The Hand of Native American Women, Visible at Last

June 3, 2019
The Hand of Native American Women, Visible at Last
By an anonymous Innu (Naskapi) woman, a hunting coat, circa 1750, from Caribou hide and pigment. © Minneapolis Institute of Art

A detailed review from The New York Times discusses the artistic, cultural, and curatorial significance of the Minneapolis Institute of Art’s new exhibition “Hearts of Our People: Native Women Artists.”

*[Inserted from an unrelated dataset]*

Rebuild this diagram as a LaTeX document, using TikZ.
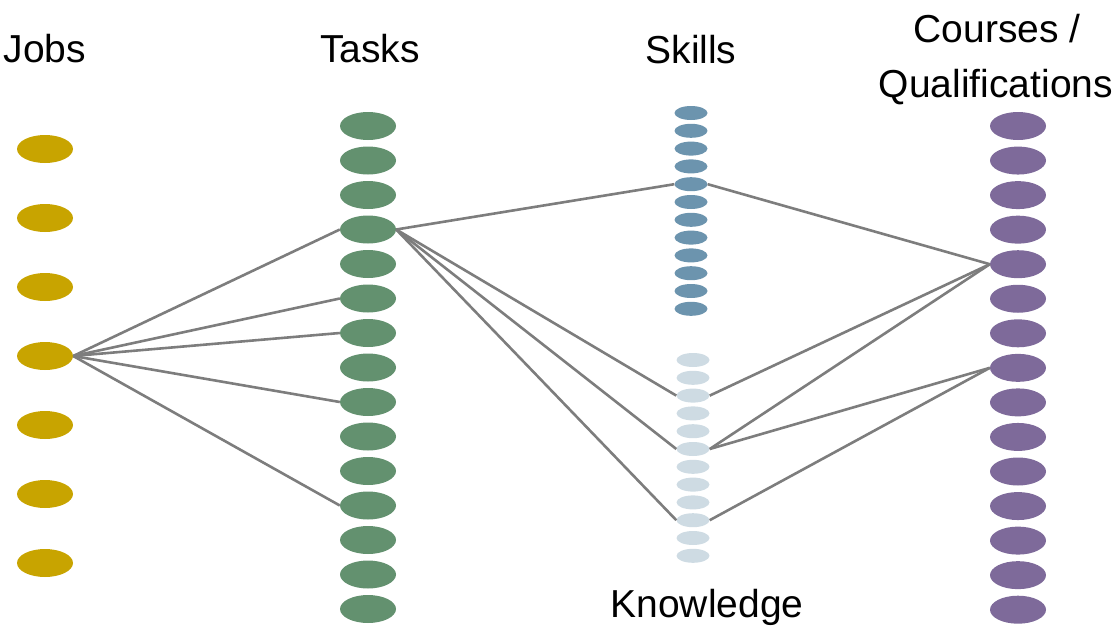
\documentclass[tikz,border=0pt]{standalone}
\usepackage{fontspec}
\setmainfont{Liberation Sans}
\usepackage{tikz}
\usetikzlibrary{shapes.geometric}
\definecolor{jobgold}{RGB}{200,164,0}
\definecolor{taskgreen}{RGB}{99,145,111}
\definecolor{skillblue}{RGB}{108,148,174}
\definecolor{knowgrey}{RGB}{206,219,227}
\definecolor{coursepurple}{RGB}{126,106,154}
\definecolor{linkgrey}{RGB}{125,125,125}
\tikzstyle{bigdot} = [ellipse, draw=none, inner sep=0pt, minimum width=56pt, minimum height=28pt]
\tikzstyle{smalldot} = [ellipse, draw=none, inner sep=0pt, minimum width=33pt, minimum height=14pt]
\tikzstyle{head} = [anchor=base, inner sep=0pt, font=\fontsize{39}{47}\selectfont]
\tikzstyle{link} = [line width=2.6pt, color=linkgrey]

\begin{document}
\begin{tikzpicture}[x=1pt, y=-1pt]
\useasboundingbox (0,0) rectangle (1118,629);
% Headings
\node[head] (hjobs) at (45,62) {Jobs};
\node[head] (htasks) at (370,62) {Tasks};
\node[head] (hskills) at (691,63) {Skills};
\node[head] (hcourses) at (997,42) {Courses /};
\node[head] (hqual) at (996,97) {Qualifications};
\node[head] (hknow) at (707,617) {Knowledge};

% Columns
\foreach \i in {1,...,7}
  \node[bigdot, fill=jobgold] (j\i) at (45,{149+69*(\i-1)}) {};
\foreach \i in {1,...,15}
  \node[bigdot, fill=taskgreen] (t\i) at (368,{126+34.5*(\i-1)}) {};
\foreach \i in {1,...,12}
  \node[smalldot, fill=skillblue] (s\i) at (691,{113+17.8*(\i-1)}) {};
\foreach \i in {1,...,12}
  \node[smalldot, fill=knowgrey] (k\i) at (693,{360+17.8*(\i-1)}) {};
\foreach \i in {1,...,15}
  \node[bigdot, fill=coursepurple] (c\i) at (1018,{126+34.55*(\i-1)}) {};

% Job to tasks
\foreach \t in {4,6,7,9,12}
  \draw[link] (j4.east) -- (t\t.west);

% Task to skills and knowledge
\draw[link] (t4.east) -- (s5.west);
\foreach \k in {3,6,10}
  \draw[link] (t4.east) -- (k\k.west);

% Skills and knowledge to courses
\draw[link] (s5.east) -- (c5.west);
\draw[link] (k3.east) -- (c5.west);
\draw[link] (k6.east) -- (c5.west);
\draw[link] (k6.east) -- (c8.west);
\draw[link] (k10.east) -- (c8.west);
\end{tikzpicture}
\end{document}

In addition to showcasing the work of women art-makers in Native communities, the exhibition also relied on guidance from an all-female advisory panel of Native artists and experts to ensure that “Hearts of Our People” would “bring greater visibility to Native women without compromising their Indigenous values.” Featuring more than 100 objects spanning 1,000 years, the exhibition includes works by a new generation of contemporary Native artists whose work is rooted in tradition but very much a reflection of modern day experiences.

View exhibition details


In early June, an installation by a Native American artist will hang in the galleries of the Minneapolis Institute of Art, but it won’t look like Native art in any traditional sense. “Idiot Strings, The Things We Carry” (2017), by Sonya Kelliher-Combs, an Athabascan and Inupiat artist from Alaska, is a series of goat and sheep hide pouches attached to strings, forming floating pockets. They cast shadows on the ground, creating an ethereal effect.

The piece is, in part, the artist’s response to the suicides of three of her relatives. The strings invoke “the idea of tethering,” she said, “to not forget about these people.” (Native Alaskan communities have some of the highest suicide rates in the world.)

If “Idiot Strings” honors the artist’s cultural heritage, it also represents its evolution. Ms. Kelliher-Combs grew up in Nome, where experimenting with scraps of material was a communal activity for Native women, a way to spend time with siblings and elders. It was only at college that she began to understand those experiences from a non-Native perspective — as art.